2) Burned wires at connectors. Check for obviously overheated wire terminals at all sensors (thermostats and thermal fuses in back), heater box, main terminals where power cord hooks up, etc.
3) An open thermal fuse. This is a small "thermostat" with 2 wires at the middle/top of the heater "box" (a tall narrow box on right in the back of the machine), or a plastic type on the duct close to the blower, depending on the model. You will need to remove the back cover of the machine to see these. Check with an ohm meter after disconnecting one of the leads, or jumper the 2 wires together to see if heater works (don't use this way though, fire hazard... replace the device) If this proves to be the cause of the problem, it would be wise to check all ducts and blower for excessive lint build-up. This will reduce air flow, causing overheating and blown thermal fuses.
4) Only getting 110 volts: This is often overlooked, but if for some reason one of the poles feeding the 220 power from the house wiring is open but the other is OK (for example, houses with fuses where only one fuse is blown, or a bad circuit breaker with one pole open). The motor and timer run on 110. If the side of the 220 line that feeds the motor is OK but the other one is open the motor will run but the heater, which 220 needs will not heat. Check for 220 volts between the 2 outer terminals where power cord connects or between the 2 "hot" terminals of the 220 outlet the dryer is plugged into.
5) Bad thermostats. There are usually 2 or more. A high limit on heater box, just above terminals on the bottom. 1 or 2 will be on the duct next to the blower.
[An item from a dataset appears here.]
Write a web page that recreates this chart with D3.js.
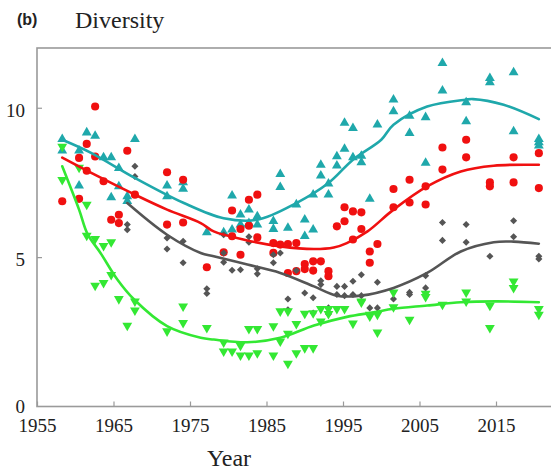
<!DOCTYPE html>
<html><head><meta charset="utf-8">
<script src="https://cdn.jsdelivr.net/npm/d3@7"></script>
<style>body{margin:0;background:#fff;overflow:hidden}svg{display:block}</style>
</head><body>
<script>
// ---- data ----
const xTicks = [1955, 1965, 1975, 1985, 1995, 2005, 2015];
const yTicks = [0, 5, 10];

const tealPoints = [[1958.3,8.95],[1958.3,8.56],[1960.5,8.56],[1960.5,7.39],[1961.5,9.17],[1962.6,9.06],[1963.7,8.34],[1964.7,8.34],[1964.7,7.0],[1965.7,7.98],[1965.7,7.37],[1966.8,7.03],[1966.8,6.87],[1967.8,8.95],[1972.0,7.39],[1972.0,7.03],[1974.1,7.5],[1974.1,7.28],[1977.2,5.83],[1979.4,5.83],[1980.5,7.06],[1980.5,5.92],[1981.6,6.42],[1981.6,6.09],[1982.7,6.59],[1982.7,6.14],[1983.8,6.36],[1983.8,6.09],[1985.9,6.2],[1985.9,5.94],[1986.8,7.78],[1986.8,7.34],[1987.8,5.98],[1988.9,6.76],[1990.0,6.25],[1990.0,5.70],[1991.1,7.09],[1991.1,5.92],[1992.1,8.09],[1992.1,7.73],[1993.1,7.46],[1993.1,7.09],[1994.2,8.37],[1994.2,8.06],[1995.2,8.62],[1995.2,9.49],[1996.3,9.32],[1996.3,8.34],[1997.4,8.39],[1997.4,8.17],[1998.5,6.95],[1999.5,9.43],[2001.6,10.27],[2001.6,9.88],[2003.7,9.73],[2003.7,9.15],[2005.8,9.68],[2005.8,8.15],[2008.0,11.49],[2008.0,10.57],[2011.1,10.18],[2011.1,9.54],[2014.2,10.99],[2014.2,10.85],[2017.3,11.18],[2017.3,9.21],[2020.6,8.95],[2020.6,8.84],[2020.6,8.73]];

const redPoints = [[1958.3,6.87],[1960.5,8.32],[1960.5,6.95],[1961.5,8.79],[1961.5,7.89],[1962.6,10.04],[1962.6,8.37],[1963.7,7.54],[1964.7,6.25],[1965.7,6.42],[1965.7,6.14],[1966.8,8.56],[1967.8,7.09],[1972.0,7.84],[1972.0,6.09],[1974.1,7.59],[1974.1,6.16],[1977.2,4.66],[1979.4,5.16],[1980.5,6.56],[1980.5,5.70],[1981.6,5.94],[1981.6,5.08],[1982.7,6.92],[1982.7,6.05],[1983.8,7.09],[1983.8,5.66],[1985.9,5.47],[1985.9,5.14],[1986.8,5.42],[1987.8,5.44],[1987.8,4.47],[1988.9,5.47],[1988.9,4.53],[1990.0,4.77],[1990.0,4.60],[1991.1,4.86],[1991.1,4.55],[1992.1,4.86],[1993.1,4.53],[1993.1,4.36],[1994.2,6.03],[1995.2,6.67],[1995.2,6.2],[1996.3,6.53],[1996.3,5.59],[1997.4,6.5],[1997.4,5.94],[1998.5,5.19],[1998.5,4.81],[1999.5,5.44],[2001.6,7.28],[2001.6,6.67],[2003.7,7.59],[2003.7,6.83],[2005.8,7.37],[2005.8,6.76],[2008.0,8.67],[2008.0,7.93],[2011.1,8.93],[2011.1,8.34],[2014.2,7.5],[2014.2,7.37],[2017.3,8.34],[2017.3,7.5],[2020.6,8.48],[2020.6,7.31]];

const grayPoints = [[1966.8,6.09],[1966.8,5.92],[1967.8,8.04],[1967.8,7.70],[1972.0,5.64],[1972.0,5.27],[1974.1,5.53],[1974.1,4.81],[1977.2,3.94],[1977.2,3.78],[1979.4,5.75],[1979.4,5.14],[1979.4,4.83],[1980.5,4.56],[1981.6,4.58],[1982.7,5.68],[1982.7,5.5],[1983.8,4.61],[1983.8,4.44],[1985.9,5.08],[1985.9,4.81],[1986.8,5.14],[1987.8,3.60],[1987.8,3.24],[1988.9,4.55],[1990.0,3.80],[1991.1,3.64],[1991.1,3.13],[1992.1,4.21],[1992.1,4.08],[1993.1,3.30],[1993.1,3.10],[1994.2,4.02],[1994.2,3.75],[1995.2,4.02],[1995.2,3.71],[1996.3,4.19],[1996.3,3.75],[1997.4,4.41],[1997.4,3.71],[1998.5,3.30],[1999.5,4.16],[1999.5,3.30],[2001.6,3.60],[2003.7,3.82],[2003.7,3.75],[2005.8,4.38],[2005.8,3.97],[2008.0,6.16],[2008.0,5.56],[2011.1,6.09],[2011.1,5.50],[2014.2,5.03],[2017.3,6.22],[2017.3,5.68],[2020.6,5.03],[2020.6,4.94]];

const greenPoints = [[1958.3,8.7],[1958.3,7.59],[1960.5,8.0],[1961.5,6.76],[1961.5,5.72],[1962.6,5.61],[1962.6,4.05],[1963.7,5.38],[1963.7,4.14],[1964.7,5.50],[1964.7,4.41],[1965.7,3.60],[1966.8,2.71],[1967.8,3.52],[1967.8,3.22],[1972.0,2.52],[1974.1,3.35],[1974.1,2.80],[1977.2,2.63],[1979.4,2.15],[1979.4,1.85],[1980.5,1.85],[1981.6,2.04],[1981.6,1.71],[1982.7,2.60],[1982.7,1.71],[1983.8,2.60],[1983.8,1.79],[1985.9,2.69],[1985.9,1.71],[1986.8,3.19],[1986.8,2.18],[1987.8,3.19],[1987.8,2.44],[1987.8,1.44],[1988.9,2.77],[1988.9,1.79],[1990.0,3.11],[1990.0,1.96],[1991.1,3.13],[1991.1,1.96],[1992.1,3.27],[1992.1,2.85],[1993.1,3.27],[1993.1,3.1],[1994.2,3.27],[1995.2,3.27],[1996.3,2.78],[1997.4,3.52],[1997.4,3.49],[1998.5,3.08],[1998.5,3.02],[1999.5,3.08],[1999.5,2.48],[2001.6,3.82],[2001.6,3.33],[2003.7,2.91],[2005.8,3.78],[2005.8,3.67],[2008.0,3.41],[2011.1,3.82],[2011.1,3.52],[2014.2,3.38],[2014.2,2.63],[2017.3,4.19],[2017.3,3.97],[2020.6,3.27],[2020.6,3.08]];

// smoothed trend lines
const tealFit = [[1958.3,8.93],[1962,8.5],[1967.8,7.65],[1974.2,6.81],[1979.4,6.3],[1983.8,6.25],[1988.9,6.81],[1993.1,7.48],[1996.3,8.26],[2000,8.93],[2001.6,9.43],[2006,10.04],[2011,10.27],[2012,10.29],[2016,10.1],[2020.6,9.62]];
const redFit = [[1958.3,8.33],[1963,7.7],[1967.8,7.09],[1972,6.59],[1976.4,6.14],[1978.1,5.86],[1982.5,5.56],[1986.8,5.36],[1991.2,5.27],[1993.8,5.32],[1995.5,5.47],[1998.2,5.86],[2001.6,6.59],[2006,7.37],[2010.4,7.87],[2014.7,8.06],[2020.6,8.09]];
const grayFit = [[1966.8,6.81],[1972,5.75],[1976.4,5.14],[1978.1,5.03],[1982.5,4.75],[1986.8,4.47],[1991.2,4.02],[1994.2,3.71],[1997.3,3.71],[2001.6,3.97],[2006,4.47],[2010.4,5.19],[2014.7,5.50],[2017.3,5.52],[2020.6,5.45]];
const greenFit = [[1958.3,8.04],[1960.5,6.59],[1961.6,5.78],[1963.3,5.14],[1965.5,4.25],[1967.7,3.58],[1972,2.69],[1976.4,2.3],[1978.1,2.24],[1982.5,2.15],[1986.8,2.3],[1991.2,2.71],[1995.5,3.0],[1999,3.15],[2001.6,3.27],[2006,3.38],[2010.4,3.49],[2015,3.52],[2020.6,3.49]];

// ---- drawing ----
const W = 551, H = 472;
const svg = d3.select("body").append("svg").attr("width", W).attr("height", H);
const x = d3.scaleLinear().domain([1955, 2023]).range([37, 557.2]);
const y = d3.scaleLinear().domain([0, 12]).range([406.5, 48]);

const frameColor = "#9a9a9a";
svg.append("rect").attr("x", x(1955)).attr("y", y(12)).attr("width", x(2023) - x(1955)).attr("height", y(0) - y(12))
  .attr("fill", "none").attr("stroke", frameColor).attr("stroke-width", 1.6);

const serif = "'Liberation Serif','DejaVu Serif',serif";
const xAxis = d3.axisBottom(x).tickValues(xTicks).tickFormat(d3.format("d")).tickSize(-5);
const gx = svg.append("g").attr("transform", `translate(0,${y(0)})`).call(xAxis);
gx.select(".domain").remove();
gx.selectAll(".tick line").attr("stroke", frameColor).attr("stroke-width", 1.2);
gx.selectAll(".tick text").attr("font-family", serif).attr("font-size", 19).attr("fill", "#222")
  .attr("y", 25).attr("dy", 0);

const yAxis = d3.axisLeft(y).tickValues(yTicks).tickSize(-5).tickPadding(12);
const gy = svg.append("g").attr("transform", `translate(${x(1955)},0)`).call(yAxis);
gy.select(".domain").remove();
gy.selectAll(".tick line").attr("stroke", frameColor).attr("stroke-width", 1.2);
gy.selectAll(".tick text").attr("font-family", serif).attr("font-size", 19).attr("fill", "#222").attr("dy", "0.45em");
gy.selectAll(".tick").filter(d => d === 0).select("line").remove();
gy.selectAll(".tick").filter(d => d === 0).select("text").attr("dy", "0.3em");

const series = [
  {pts: tealPoints, fit: tealFit, color: "#1fa8ab", sym: d3.symbolTriangle, size: 42, rot: 0},
  {pts: redPoints, fit: redFit, color: "#f01010", sym: d3.symbolCircle, size: 52, rot: 0},
  {pts: grayPoints, fit: grayFit, color: "#555555", sym: d3.symbolDiamond2, size: 32, rot: 0},
  {pts: greenPoints, fit: greenFit, color: "#33e833", sym: d3.symbolTriangle, size: 42, rot: 180}
];

series.forEach(s => {
  svg.append("g").selectAll("path").data(s.pts).join("path")
    .attr("d", d3.symbol().type(s.sym).size(s.size))
    .attr("transform", d => `translate(${x(d[0])},${y(d[1])}) rotate(${s.rot})`)
    .attr("fill", s.color);
});
const line = d3.line().x(d => x(d[0])).y(d => y(d[1])).curve(d3.curveCatmullRom.alpha(0.5));
series.forEach(s => {
  svg.append("path").datum(s.fit).attr("d", line).attr("fill", "none")
    .attr("stroke", s.color).attr("stroke-width", 2.6).attr("stroke-linecap", "round");
});

svg.append("text").attr("x", 17).attr("y", 25).attr("font-family", "'Liberation Sans',Arial,sans-serif")
  .attr("font-weight", "bold").attr("font-size", 16).attr("fill", "#222").text("(b)");
svg.append("text").attr("x", 75).attr("y", 28).attr("font-family", serif)
  .attr("font-size", 24).attr("fill", "#222").text("Diversity");
svg.append("text").attr("x", 229).attr("y", 466).attr("text-anchor", "middle").attr("font-family", serif)
  .attr("font-size", 24).attr("fill", "#222").text("Year");
</script>
</body></html>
Check these with an ohm meter (or continuity checker). Some have 4 terminals; the extra 2 small terminals are small heaters inside the thermostats which alter its temperature characteristics. These will usually read around 4000 ohms or so. Check the 2 main largest terminals for continuity.
6) Bad centrifugal switch in motor. This is what actually turns the heater on, for safety reasons, so the heater cannot come on unless the fan is spinning. Otherwise without air flow past it, the heater would burn out.
There are 2 large gauge (usually red or yellow) wires going to the connector on the motor, these go to the contacts inside the motor that turn the heater on.